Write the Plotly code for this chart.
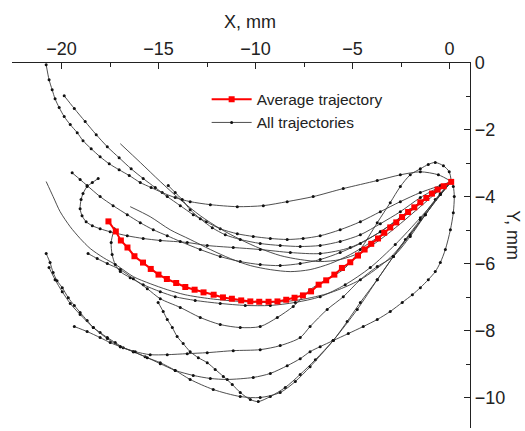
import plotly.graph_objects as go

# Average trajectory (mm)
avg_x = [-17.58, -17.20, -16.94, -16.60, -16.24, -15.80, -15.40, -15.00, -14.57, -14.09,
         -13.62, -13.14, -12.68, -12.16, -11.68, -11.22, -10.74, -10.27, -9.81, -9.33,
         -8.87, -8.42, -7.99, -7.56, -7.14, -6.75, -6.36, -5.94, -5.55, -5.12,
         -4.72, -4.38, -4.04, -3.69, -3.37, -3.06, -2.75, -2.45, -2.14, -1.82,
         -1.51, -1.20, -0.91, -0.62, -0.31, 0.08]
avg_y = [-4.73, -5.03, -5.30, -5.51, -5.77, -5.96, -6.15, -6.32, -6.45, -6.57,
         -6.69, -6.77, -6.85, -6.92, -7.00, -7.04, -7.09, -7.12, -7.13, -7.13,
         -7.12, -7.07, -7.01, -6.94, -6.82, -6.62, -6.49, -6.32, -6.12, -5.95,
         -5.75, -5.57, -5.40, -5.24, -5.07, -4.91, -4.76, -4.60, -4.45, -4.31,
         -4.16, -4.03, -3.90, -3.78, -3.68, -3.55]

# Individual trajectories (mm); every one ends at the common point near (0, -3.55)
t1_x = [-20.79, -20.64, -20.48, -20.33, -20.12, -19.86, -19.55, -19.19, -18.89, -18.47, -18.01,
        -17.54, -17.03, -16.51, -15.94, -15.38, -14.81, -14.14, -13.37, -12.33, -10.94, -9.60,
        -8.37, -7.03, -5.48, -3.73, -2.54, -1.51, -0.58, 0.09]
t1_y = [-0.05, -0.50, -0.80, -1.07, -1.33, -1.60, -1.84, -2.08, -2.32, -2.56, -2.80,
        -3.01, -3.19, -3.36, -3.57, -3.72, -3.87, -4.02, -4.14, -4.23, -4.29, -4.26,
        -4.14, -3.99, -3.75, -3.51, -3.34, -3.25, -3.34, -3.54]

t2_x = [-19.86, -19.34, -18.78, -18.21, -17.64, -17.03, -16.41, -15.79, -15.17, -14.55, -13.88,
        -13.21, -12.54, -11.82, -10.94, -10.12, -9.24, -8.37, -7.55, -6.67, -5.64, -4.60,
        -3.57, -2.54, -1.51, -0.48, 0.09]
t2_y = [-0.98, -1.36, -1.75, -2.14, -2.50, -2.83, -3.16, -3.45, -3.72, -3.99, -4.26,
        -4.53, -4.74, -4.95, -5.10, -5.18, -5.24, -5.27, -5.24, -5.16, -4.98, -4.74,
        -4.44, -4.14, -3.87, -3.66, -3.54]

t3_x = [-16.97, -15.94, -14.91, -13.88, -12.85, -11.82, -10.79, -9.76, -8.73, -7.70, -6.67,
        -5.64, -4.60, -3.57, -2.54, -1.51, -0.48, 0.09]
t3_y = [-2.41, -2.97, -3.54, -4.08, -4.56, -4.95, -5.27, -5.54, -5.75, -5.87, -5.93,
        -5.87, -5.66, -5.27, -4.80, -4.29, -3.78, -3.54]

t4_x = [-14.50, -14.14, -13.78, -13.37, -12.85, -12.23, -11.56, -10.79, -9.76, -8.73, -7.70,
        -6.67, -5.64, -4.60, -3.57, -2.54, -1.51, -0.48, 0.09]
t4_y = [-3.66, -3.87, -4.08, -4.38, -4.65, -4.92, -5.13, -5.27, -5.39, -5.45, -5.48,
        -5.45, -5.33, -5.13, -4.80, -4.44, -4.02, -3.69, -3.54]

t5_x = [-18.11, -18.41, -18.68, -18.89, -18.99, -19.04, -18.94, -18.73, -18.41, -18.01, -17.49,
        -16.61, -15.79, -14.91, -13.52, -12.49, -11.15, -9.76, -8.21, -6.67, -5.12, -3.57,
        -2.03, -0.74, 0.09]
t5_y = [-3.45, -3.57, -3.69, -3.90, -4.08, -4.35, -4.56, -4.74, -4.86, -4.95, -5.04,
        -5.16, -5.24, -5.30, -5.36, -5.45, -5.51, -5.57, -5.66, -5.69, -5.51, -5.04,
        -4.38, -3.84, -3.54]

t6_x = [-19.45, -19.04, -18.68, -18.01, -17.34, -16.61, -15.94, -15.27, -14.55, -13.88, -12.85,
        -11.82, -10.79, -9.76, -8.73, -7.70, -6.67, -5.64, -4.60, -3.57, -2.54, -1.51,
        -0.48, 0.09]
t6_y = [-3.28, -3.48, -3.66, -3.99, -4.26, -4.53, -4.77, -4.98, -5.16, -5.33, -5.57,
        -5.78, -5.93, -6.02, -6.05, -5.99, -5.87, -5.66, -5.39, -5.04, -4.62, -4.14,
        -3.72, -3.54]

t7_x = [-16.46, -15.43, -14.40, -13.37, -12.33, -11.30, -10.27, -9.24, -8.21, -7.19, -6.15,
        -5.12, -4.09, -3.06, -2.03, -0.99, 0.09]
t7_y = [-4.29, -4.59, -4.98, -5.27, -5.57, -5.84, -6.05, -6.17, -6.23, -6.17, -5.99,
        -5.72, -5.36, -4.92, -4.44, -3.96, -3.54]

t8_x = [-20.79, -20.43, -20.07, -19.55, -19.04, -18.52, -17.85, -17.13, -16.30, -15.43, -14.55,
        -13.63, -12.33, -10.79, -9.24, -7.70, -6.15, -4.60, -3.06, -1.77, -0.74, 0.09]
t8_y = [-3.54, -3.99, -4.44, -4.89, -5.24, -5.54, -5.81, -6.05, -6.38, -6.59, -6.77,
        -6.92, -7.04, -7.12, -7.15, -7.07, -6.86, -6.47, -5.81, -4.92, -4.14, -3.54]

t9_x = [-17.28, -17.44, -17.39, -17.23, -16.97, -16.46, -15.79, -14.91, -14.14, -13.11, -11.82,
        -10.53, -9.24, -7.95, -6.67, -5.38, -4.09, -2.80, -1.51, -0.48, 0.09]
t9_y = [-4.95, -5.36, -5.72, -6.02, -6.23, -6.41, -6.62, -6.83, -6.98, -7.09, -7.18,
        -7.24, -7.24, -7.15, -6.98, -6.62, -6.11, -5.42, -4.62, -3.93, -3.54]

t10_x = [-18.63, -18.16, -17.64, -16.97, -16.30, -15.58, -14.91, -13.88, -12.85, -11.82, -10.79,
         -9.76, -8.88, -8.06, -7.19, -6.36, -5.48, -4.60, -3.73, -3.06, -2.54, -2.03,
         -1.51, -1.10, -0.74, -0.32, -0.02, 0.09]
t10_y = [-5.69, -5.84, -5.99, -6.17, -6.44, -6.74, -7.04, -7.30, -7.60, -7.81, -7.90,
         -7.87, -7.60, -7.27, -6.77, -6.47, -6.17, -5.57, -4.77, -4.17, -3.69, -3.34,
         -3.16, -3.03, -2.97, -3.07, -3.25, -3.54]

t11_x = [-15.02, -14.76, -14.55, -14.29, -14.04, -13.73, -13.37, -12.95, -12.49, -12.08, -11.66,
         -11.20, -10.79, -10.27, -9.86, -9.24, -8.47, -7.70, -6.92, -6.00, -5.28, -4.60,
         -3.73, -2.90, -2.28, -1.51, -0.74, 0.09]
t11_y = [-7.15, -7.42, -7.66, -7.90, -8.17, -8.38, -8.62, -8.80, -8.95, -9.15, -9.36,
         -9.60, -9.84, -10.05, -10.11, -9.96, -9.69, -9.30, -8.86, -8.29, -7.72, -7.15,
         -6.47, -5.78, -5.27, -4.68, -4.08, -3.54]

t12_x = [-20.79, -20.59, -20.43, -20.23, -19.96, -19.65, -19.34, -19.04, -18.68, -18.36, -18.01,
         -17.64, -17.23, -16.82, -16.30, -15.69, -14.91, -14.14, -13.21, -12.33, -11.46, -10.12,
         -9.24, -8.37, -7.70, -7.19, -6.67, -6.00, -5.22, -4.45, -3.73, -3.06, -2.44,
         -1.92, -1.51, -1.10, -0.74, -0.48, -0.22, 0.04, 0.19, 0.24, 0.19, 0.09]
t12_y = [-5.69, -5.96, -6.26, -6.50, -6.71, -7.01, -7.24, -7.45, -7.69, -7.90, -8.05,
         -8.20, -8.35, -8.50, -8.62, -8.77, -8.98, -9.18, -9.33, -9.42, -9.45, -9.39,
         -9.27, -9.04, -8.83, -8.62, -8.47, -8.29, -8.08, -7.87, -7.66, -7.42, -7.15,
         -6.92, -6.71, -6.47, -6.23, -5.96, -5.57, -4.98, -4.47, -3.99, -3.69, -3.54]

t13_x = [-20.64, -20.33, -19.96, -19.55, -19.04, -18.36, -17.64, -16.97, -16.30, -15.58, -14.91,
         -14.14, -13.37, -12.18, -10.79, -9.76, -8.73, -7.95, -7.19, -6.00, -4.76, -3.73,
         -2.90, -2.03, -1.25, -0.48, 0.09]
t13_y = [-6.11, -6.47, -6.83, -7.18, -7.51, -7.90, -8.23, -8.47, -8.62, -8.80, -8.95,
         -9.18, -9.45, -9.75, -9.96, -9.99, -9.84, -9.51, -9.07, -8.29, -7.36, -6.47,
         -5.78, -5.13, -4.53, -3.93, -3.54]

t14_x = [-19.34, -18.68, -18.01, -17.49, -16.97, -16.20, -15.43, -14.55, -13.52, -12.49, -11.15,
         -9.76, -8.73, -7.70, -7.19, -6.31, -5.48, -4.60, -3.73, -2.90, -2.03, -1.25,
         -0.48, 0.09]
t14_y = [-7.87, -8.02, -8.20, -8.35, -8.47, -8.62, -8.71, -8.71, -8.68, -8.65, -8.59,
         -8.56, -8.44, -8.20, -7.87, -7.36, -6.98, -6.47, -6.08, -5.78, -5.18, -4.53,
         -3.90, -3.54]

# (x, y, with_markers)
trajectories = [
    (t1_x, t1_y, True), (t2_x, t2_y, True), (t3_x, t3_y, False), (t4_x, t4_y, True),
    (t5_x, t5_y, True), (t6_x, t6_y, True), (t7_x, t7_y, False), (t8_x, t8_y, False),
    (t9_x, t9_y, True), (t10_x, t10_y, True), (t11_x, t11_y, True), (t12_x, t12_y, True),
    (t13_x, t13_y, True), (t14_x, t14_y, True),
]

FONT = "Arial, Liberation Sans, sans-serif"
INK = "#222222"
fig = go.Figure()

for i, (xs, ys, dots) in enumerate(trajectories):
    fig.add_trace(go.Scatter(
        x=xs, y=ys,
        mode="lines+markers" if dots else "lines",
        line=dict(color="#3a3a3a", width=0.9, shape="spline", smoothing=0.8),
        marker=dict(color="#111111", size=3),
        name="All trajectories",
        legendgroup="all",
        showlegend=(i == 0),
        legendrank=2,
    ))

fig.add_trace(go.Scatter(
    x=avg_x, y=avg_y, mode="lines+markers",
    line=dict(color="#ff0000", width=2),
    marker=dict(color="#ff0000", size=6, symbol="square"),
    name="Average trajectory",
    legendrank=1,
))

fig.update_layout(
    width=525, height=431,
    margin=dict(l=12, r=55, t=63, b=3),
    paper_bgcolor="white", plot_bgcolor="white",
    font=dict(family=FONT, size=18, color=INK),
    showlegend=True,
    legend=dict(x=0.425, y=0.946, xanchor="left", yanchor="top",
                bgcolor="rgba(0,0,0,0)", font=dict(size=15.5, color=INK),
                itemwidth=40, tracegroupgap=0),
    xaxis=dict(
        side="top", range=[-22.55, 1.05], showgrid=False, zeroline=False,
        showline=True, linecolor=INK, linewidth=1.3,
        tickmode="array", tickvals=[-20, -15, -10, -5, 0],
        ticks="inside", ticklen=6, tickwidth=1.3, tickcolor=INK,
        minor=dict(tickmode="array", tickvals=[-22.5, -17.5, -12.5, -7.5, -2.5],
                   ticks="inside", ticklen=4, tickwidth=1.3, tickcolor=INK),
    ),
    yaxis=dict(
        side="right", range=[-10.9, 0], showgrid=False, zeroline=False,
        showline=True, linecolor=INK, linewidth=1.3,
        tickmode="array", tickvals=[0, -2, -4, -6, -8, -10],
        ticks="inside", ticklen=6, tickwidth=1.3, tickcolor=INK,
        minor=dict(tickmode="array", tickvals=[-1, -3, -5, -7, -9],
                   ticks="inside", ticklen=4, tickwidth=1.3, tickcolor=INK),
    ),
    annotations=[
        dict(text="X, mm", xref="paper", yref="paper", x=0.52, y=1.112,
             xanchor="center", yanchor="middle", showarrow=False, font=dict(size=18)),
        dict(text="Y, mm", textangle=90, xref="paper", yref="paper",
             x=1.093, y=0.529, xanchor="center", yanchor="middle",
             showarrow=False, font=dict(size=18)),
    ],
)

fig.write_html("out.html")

### GOAL
Omitting all pictures, restate exactly the lines of the material from its start through the line that contains "-4.16, -4.03, -3.90, -3.78, -3.68, -3.55]".

### IN RESPONSE
Write the Plotly code for this chart.
import plotly.graph_objects as go

# Average trajectory (mm)
avg_x = [-17.58, -17.20, -16.94, -16.60, -16.24, -15.80, -15.40, -15.00, -14.57, -14.09,
         -13.62, -13.14, -12.68, -12.16, -11.68, -11.22, -10.74, -10.27, -9.81, -9.33,
         -8.87, -8.42, -7.99, -7.56, -7.14, -6.75, -6.36, -5.94, -5.55, -5.12,
         -4.72, -4.38, -4.04, -3.69, -3.37, -3.06, -2.75, -2.45, -2.14, -1.82,
         -1.51, -1.20, -0.91, -0.62, -0.31, 0.08]
avg_y = [-4.73, -5.03, -5.30, -5.51, -5.77, -5.96, -6.15, -6.32, -6.45, -6.57,
         -6.69, -6.77, -6.85, -6.92, -7.00, -7.04, -7.09, -7.12, -7.13, -7.13,
         -7.12, -7.07, -7.01, -6.94, -6.82, -6.62, -6.49, -6.32, -6.12, -5.95,
         -5.75, -5.57, -5.40, -5.24, -5.07, -4.91, -4.76, -4.60, -4.45, -4.31,
         -4.16, -4.03, -3.90, -3.78, -3.68, -3.55]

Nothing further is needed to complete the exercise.